One piece of rolling stock I can bet almost every model railroader owns is a caboose. These cars are a staple in both real life and the model form, to the point where many people who don’t know much about trains at all know what a caboose is. Along with the existence of the word caboose has been a debate that is as old as time: what is the proper plural form of “caboose?” If the plural of “goose” is “geese,” would that make the plural of “caboose,” “cabeese?” It turns out that the term “cabeese” is just a slang term. The word takes a standard -s plural. Originally published in the May 2015 issue of Trains Magazine, Merriam-Webster Inc. associate editor Neil S. Serven explains the reasoning below.
Our collected evidence indicates that “caboose” takes a standard -s plural. The word caboose is a “count noun” and takes a normal count plural. For example: “To streamline operations, the railroads would like to permanently uncouple these little lookout cars from freight trains. ‘Cabooses are dead weight,’ says a vice president of a Western railroad. ‘They are inefficient and belong to a different era.’” John D. Williams, Wall Street Journal, March 18, 1982. “A Burlington Northern freight passes, and Brian calls my attention to the rear-end device that has replaced the cabooses.” Terry Pindell, Making Tracks: An American Rail Odyssey, 1990. – Neil S. Serven, associate editor, Merriam-Webster Inc.
So next time you’re at an operating session and use the term “cabooses” instead of “cabeese,” you can say it with confidence, because Merriam-Webster and Trains.com said so.

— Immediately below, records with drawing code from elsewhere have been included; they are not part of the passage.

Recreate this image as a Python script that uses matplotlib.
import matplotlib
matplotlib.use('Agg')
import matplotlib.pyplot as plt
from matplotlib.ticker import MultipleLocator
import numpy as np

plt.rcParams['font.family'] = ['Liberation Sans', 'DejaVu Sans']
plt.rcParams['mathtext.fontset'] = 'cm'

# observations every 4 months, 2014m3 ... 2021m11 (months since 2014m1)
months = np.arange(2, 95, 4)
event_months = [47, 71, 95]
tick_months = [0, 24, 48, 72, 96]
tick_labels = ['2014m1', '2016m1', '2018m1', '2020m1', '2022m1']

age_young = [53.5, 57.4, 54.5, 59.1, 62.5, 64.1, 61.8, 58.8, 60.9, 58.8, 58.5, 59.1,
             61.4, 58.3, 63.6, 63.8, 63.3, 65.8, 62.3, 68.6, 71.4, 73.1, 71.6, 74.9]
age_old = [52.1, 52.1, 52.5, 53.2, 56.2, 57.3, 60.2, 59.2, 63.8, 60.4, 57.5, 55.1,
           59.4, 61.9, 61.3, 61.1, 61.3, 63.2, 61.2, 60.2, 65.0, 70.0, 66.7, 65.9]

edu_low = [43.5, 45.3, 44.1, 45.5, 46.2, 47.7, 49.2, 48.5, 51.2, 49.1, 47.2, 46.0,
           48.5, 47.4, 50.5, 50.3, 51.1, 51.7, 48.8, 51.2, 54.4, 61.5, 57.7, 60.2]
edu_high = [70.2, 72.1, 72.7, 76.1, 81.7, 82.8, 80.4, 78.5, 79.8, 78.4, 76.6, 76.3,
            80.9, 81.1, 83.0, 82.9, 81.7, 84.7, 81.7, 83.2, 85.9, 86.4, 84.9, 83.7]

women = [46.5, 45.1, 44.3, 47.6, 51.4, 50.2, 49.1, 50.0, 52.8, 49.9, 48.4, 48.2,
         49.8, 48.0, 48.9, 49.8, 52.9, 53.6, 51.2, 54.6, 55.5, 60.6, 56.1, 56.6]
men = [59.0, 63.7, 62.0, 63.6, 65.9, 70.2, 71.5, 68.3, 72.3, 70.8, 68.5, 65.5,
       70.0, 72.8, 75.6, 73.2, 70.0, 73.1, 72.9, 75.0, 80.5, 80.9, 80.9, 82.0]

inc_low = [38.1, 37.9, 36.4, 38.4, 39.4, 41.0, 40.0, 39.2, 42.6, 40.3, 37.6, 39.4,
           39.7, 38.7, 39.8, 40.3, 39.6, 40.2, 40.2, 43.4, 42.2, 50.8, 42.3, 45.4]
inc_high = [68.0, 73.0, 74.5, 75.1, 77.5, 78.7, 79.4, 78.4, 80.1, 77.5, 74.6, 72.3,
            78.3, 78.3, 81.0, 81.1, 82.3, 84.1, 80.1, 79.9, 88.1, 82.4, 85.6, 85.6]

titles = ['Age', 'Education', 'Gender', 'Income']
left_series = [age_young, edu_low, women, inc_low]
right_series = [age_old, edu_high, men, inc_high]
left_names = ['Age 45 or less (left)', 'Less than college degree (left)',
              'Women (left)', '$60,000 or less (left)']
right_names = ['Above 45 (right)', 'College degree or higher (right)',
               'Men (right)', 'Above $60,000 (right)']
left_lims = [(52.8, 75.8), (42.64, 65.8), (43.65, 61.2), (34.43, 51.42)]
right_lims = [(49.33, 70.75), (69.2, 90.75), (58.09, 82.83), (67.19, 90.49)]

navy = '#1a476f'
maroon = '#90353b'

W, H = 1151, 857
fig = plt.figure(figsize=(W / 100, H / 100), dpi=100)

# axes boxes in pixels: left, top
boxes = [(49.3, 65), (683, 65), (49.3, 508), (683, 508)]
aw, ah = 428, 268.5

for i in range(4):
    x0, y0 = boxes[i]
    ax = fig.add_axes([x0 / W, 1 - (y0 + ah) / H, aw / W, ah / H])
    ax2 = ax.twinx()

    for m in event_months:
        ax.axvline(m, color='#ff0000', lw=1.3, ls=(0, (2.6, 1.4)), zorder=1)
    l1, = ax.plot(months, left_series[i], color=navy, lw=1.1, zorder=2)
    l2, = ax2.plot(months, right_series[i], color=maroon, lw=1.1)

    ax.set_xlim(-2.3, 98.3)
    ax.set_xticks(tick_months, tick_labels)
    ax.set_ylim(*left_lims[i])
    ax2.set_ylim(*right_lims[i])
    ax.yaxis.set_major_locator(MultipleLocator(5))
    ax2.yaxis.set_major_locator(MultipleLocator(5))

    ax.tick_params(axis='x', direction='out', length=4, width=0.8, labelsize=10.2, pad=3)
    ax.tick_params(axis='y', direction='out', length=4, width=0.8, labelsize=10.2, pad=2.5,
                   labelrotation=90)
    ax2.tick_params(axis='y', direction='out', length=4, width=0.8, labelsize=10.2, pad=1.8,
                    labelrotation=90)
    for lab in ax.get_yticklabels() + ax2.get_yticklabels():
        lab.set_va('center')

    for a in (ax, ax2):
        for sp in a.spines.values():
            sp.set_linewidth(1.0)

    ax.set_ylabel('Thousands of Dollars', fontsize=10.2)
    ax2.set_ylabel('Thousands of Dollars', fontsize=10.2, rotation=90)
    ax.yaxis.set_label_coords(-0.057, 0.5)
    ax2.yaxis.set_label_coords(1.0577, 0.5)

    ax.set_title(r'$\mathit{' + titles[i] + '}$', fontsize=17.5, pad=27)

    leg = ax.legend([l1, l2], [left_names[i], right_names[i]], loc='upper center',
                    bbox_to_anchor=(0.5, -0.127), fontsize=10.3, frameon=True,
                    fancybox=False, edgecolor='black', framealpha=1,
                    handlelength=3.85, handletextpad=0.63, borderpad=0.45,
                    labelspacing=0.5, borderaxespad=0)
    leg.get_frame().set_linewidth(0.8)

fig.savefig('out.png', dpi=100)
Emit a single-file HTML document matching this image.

Actually, there’s a reason why it’s goose/geese but not caboose/*cabeese (except in jest) that goes back many centuries before either Trains.com or Merriam-Webster. The plural of “goose” (and also of its contemporary German cognate) resulted from a sound change that happened in a language that was the ancestor of both of these languages and a number of others. By the time German and English developed into separate languages (Old English and Old High German), this sound change (called “umlaut”) was no longer active. The definitive Oxford English Dictionary (OED) gives the year 1000 as the earliest occurrence of “goose” (gōs in Old English). By the time of the earliest occurrence of “caboose” (1769 according to the OED), the umlaut sound change hadn’t been active for more than 1000 years, so it wasn’t around to affect the plural of this “upstart” word, which accordingly behaved just like any other “ordinary” noun. –Peter McGraw (model railroader and PhD, Germanic philology)
For a model train set they could be called what ever mets the owners fancy.
I use 4 wheel cabooses for 4 more wheels to pickup electricity when coupled to my 4 wheel switch engines.
And if I ever get to that point, a place to put decoders when I switch to DCC!
In Canada they were called vans and in Europe they are also called by a different name but I’m not sure by which name. Of course there are all the other slang terms that cabooses are called like “crummy” but that wouldn’t be cosidered proper English by the purists. Let us just say that it is the indiviuals’s own choice and how they operate that car coupled on the end of the freight train
Joseph C. Markfelder
HI
Neither – the Pennsy was quite clear: they are cabin cars.